*THE REQUEST:* Set down each line of the material that follows, exactly, with no pictures.
★ ★ ★ ★ ★ ★ ★
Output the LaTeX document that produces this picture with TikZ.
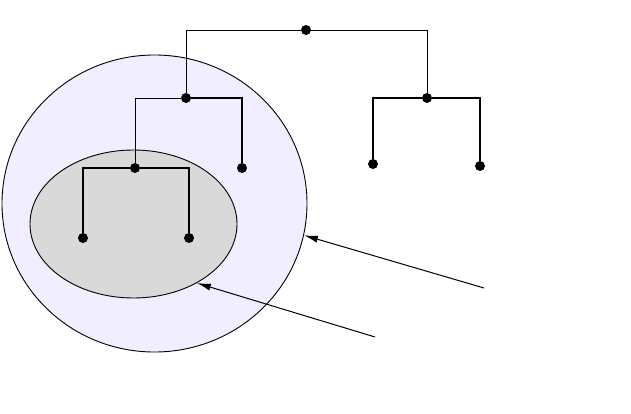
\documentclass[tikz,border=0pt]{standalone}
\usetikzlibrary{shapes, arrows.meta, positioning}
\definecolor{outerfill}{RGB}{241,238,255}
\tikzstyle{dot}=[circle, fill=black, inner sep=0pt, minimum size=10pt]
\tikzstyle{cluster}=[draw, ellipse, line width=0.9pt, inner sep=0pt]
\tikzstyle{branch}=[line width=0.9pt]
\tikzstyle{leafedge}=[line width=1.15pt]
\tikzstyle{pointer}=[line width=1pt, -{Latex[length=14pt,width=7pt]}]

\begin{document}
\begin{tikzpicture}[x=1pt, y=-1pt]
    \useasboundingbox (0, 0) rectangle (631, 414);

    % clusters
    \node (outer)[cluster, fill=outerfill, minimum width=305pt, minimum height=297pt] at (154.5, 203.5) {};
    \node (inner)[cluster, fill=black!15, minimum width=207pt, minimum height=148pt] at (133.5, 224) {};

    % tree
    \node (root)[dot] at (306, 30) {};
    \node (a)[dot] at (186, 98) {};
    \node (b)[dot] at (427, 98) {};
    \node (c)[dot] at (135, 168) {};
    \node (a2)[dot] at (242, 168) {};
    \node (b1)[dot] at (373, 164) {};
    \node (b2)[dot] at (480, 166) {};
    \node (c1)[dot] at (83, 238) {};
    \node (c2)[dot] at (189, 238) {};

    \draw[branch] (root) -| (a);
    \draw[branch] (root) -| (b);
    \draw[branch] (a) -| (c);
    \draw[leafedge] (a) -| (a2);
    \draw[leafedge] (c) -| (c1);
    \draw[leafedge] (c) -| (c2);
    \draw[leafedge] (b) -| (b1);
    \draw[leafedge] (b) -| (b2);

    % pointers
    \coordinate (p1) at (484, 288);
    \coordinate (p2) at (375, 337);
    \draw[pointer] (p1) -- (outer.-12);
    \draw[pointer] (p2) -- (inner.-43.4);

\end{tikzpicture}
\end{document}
★ ★ ★ ★ ★ ★ ★
*THE RESPONSE:*
Output the LaTeX document that produces this picture with TikZ.
\documentclass[tikz,border=0pt]{standalone}
\usetikzlibrary{shapes, arrows.meta, positioning}
\definecolor{outerfill}{RGB}{241,238,255}
\tikzstyle{dot}=[circle, fill=black, inner sep=0pt, minimum size=10pt]
\tikzstyle{cluster}=[draw, ellipse, line width=0.9pt, inner sep=0pt]
\tikzstyle{branch}=[line width=0.9pt]
\tikzstyle{leafedge}=[line width=1.15pt]
\tikzstyle{pointer}=[line width=1pt, -{Latex[length=14pt,width=7pt]}]

\begin{document}
\begin{tikzpicture}[x=1pt, y=-1pt]
    \useasboundingbox (0, 0) rectangle (631, 414);

    % clusters
    \node (outer)[cluster, fill=outerfill, minimum width=305pt, minimum height=297pt] at (154.5, 203.5) {};
    \node (inner)[cluster, fill=black!15, minimum width=207pt, minimum height=148pt] at (133.5, 224) {};

    % tree
    \node (root)[dot] at (306, 30) {};
    \node (a)[dot] at (186, 98) {};
    \node (b)[dot] at (427, 98) {};
    \node (c)[dot] at (135, 168) {};
    \node (a2)[dot] at (242, 168) {};
    \node (b1)[dot] at (373, 164) {};
    \node (b2)[dot] at (480, 166) {};
    \node (c1)[dot] at (83, 238) {};
    \node (c2)[dot] at (189, 238) {};

    \draw[branch] (root) -| (a);
    \draw[branch] (root) -| (b);
    \draw[branch] (a) -| (c);
    \draw[leafedge] (a) -| (a2);
    \draw[leafedge] (c) -| (c1);
    \draw[leafedge] (c) -| (c2);
    \draw[leafedge] (b) -| (b1);
    \draw[leafedge] (b) -| (b2);

    % pointers
    \coordinate (p1) at (484, 288);
    \coordinate (p2) at (375, 337);
    \draw[pointer] (p1) -- (outer.-12);
    \draw[pointer] (p2) -- (inner.-43.4);

\end{tikzpicture}
\end{document}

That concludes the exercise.